Dans les initiatives pour lutter contre les ransomwares, la question de la traçabilité des paiements en cryptomonnaies revient assez régulièrement. On ne s’étonnera donc pas que la Commission européenne s’y intéresse. Elle vient de formuler des propositions réglementaires visant à renforcer ses règles de lutte contre le blanchiment d'argent (AML) et le financement du terrorisme (CFT) pour lutter contre la criminalité financière.

Une extension de la traçabilité des transferts de cryptomonnaies

Et un élément clé de ces propositions concerne la traçabilité et la sécurité des transferts d'actifs de cryptomonnaies. L’exécutif bruxellois veut obliger les entreprises à collecter certains détails sur les destinataires et les expéditeurs et interdire l’usage de portefeuilles de cryptomonnaies anonymes. Dans un communiqué de presse annonçant ces propositions, la Commission explique en quoi ce cadre améliorait la traçabilité des cryptomonnaies et pourquoi l'ampleur du problème justifie une telle action. « À l'heure actuelle, seules certaines catégories de fournisseurs de services d'actifs de cryptomonnaies sont incluses dans le champ d'application des règles de l'UE en matière de lutte contre le blanchiment d'argent et le financement du terrorisme. Les modifications apportées aujourd'hui garantiront une traçabilité totale des transferts d'actifs de cryptomonnaies comme le bitcoin, et permettront de prévenir et de détecter leur utilisation éventuelle à des fins de blanchiment de capitaux ou de financement du terrorisme », indique le communiqué.

« De plus, les portefeuilles anonymes d'actifs de cryptomonnaies seront interdits, appliquant pleinement les règles de l'UE ». Ces propositions incluent aussi la création d’une autorité de lutte contre le blanchiment d'argent, dont le rôle principal sera « de coordonner les autorités nationales afin de garantir que le secteur privé applique correctement et de manière cohérente les règles de l'UE, afin de combler les failles juridiques que les criminels peuvent exploiter », comme l’a déclaré Mairead McGuinness, la commissaire responsable des services financiers, de la stabilité financière et de l'union des marchés des capitaux. Les propositions seront examinées par le Parlement européen et le Conseil.
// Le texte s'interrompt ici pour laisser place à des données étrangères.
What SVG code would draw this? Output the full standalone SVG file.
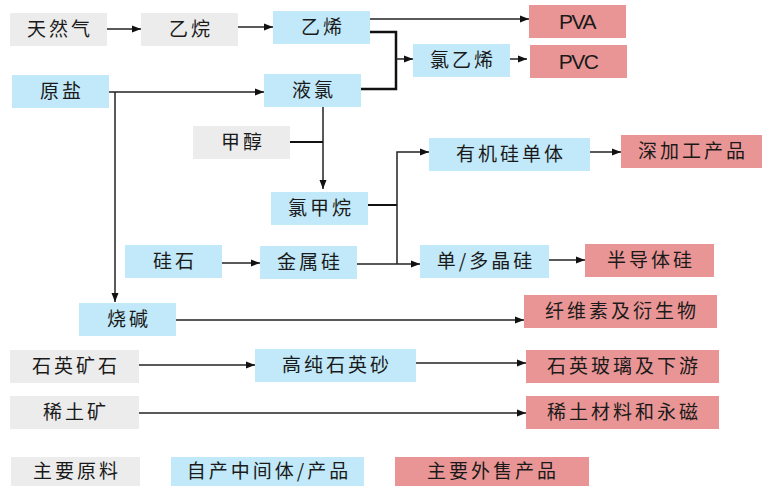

Si elles sont adoptées, elles pourraient entrer en vigueur en 2024.

Combler des lacunes, mais des règles insuffisantes

Avec ces règles, l'UE a clairement l'intention de « combler les lacunes des règles existantes de lutte contre le blanchiment d'argent et le financement du terrorisme », a expliqué pour sa part Martha Bennett, vice-présidente et analyste principale chez Forrester Research, mais celle-ci alerte sur le fait que des failles pourraient subsister dont les cybercriminels sauront tirer parti. « L'interdiction des portefeuilles anonymes d'actifs de cryptomonnaies est conforme aux dernières propositions de la Travel Rule du Groupe d’Action Financière (GAFI), et n'est donc pas une surprise », a encore déclaré Mme Bennett. « Cependant, selon certains rapports, les portefeuilles anonymes non conservés et les portefeuilles non hébergés détenus par les utilisateurs eux-mêmes pourraient être exemptés des propositions, ce qui laisse potentiellement une échappatoire ». Martha Bennett pense que l’impact de ces propositions pour endiguer la cybercriminalité, notamment sur les ransomwares, sera mineur à court terme.

« Tant que les cybercriminels peuvent migrer leurs monnaies (telles quelles, mélangées ou changées en une autre crypto-monnaie) vers une juridiction, ou un certain nombre de juridictions, avec moins de surveillance mais suffisamment de liquidités, des règles comme celles-ci peuvent les gêner, mais pas les bloquer ». Selon l’analyste, il faudrait une action coordonnée à l'échelle mondiale pour rendre l’accès aux liquidités plus difficile et/ou compliquer le blanchiment de la monnaie pour les criminels. « Ce n'est qu'une fois un certain seuil atteint que la réglementation aura un effet dissuasif sur ces groupes criminels organisés à l'origine de la vague actuelle d'attaques », a-t-elle encore déclaré. Erhan Temurkan, responsable de la sécurité de l'information pour la FinTech Bink, a le même avis sur le sujet. Même s’il considère la réglementation comme une mesure positive qui se faisait attendre, il estime que l'impact global sur la cybercriminalité sera probablement minime. « On sait que les cybercriminels utilisent des services de tumbler/mixer de bitcoins, qui mélangent les cryptomonnaies originales à d’autres microtransactions, ou à une autre crypto-monnaie, pour brouiller les pistes et dissimuler la véritable identité de l'expéditeur original. Il est probable que ces derniers auront davantage recours à ce type de services quand le cadre réglementaire entrera en vigueur ».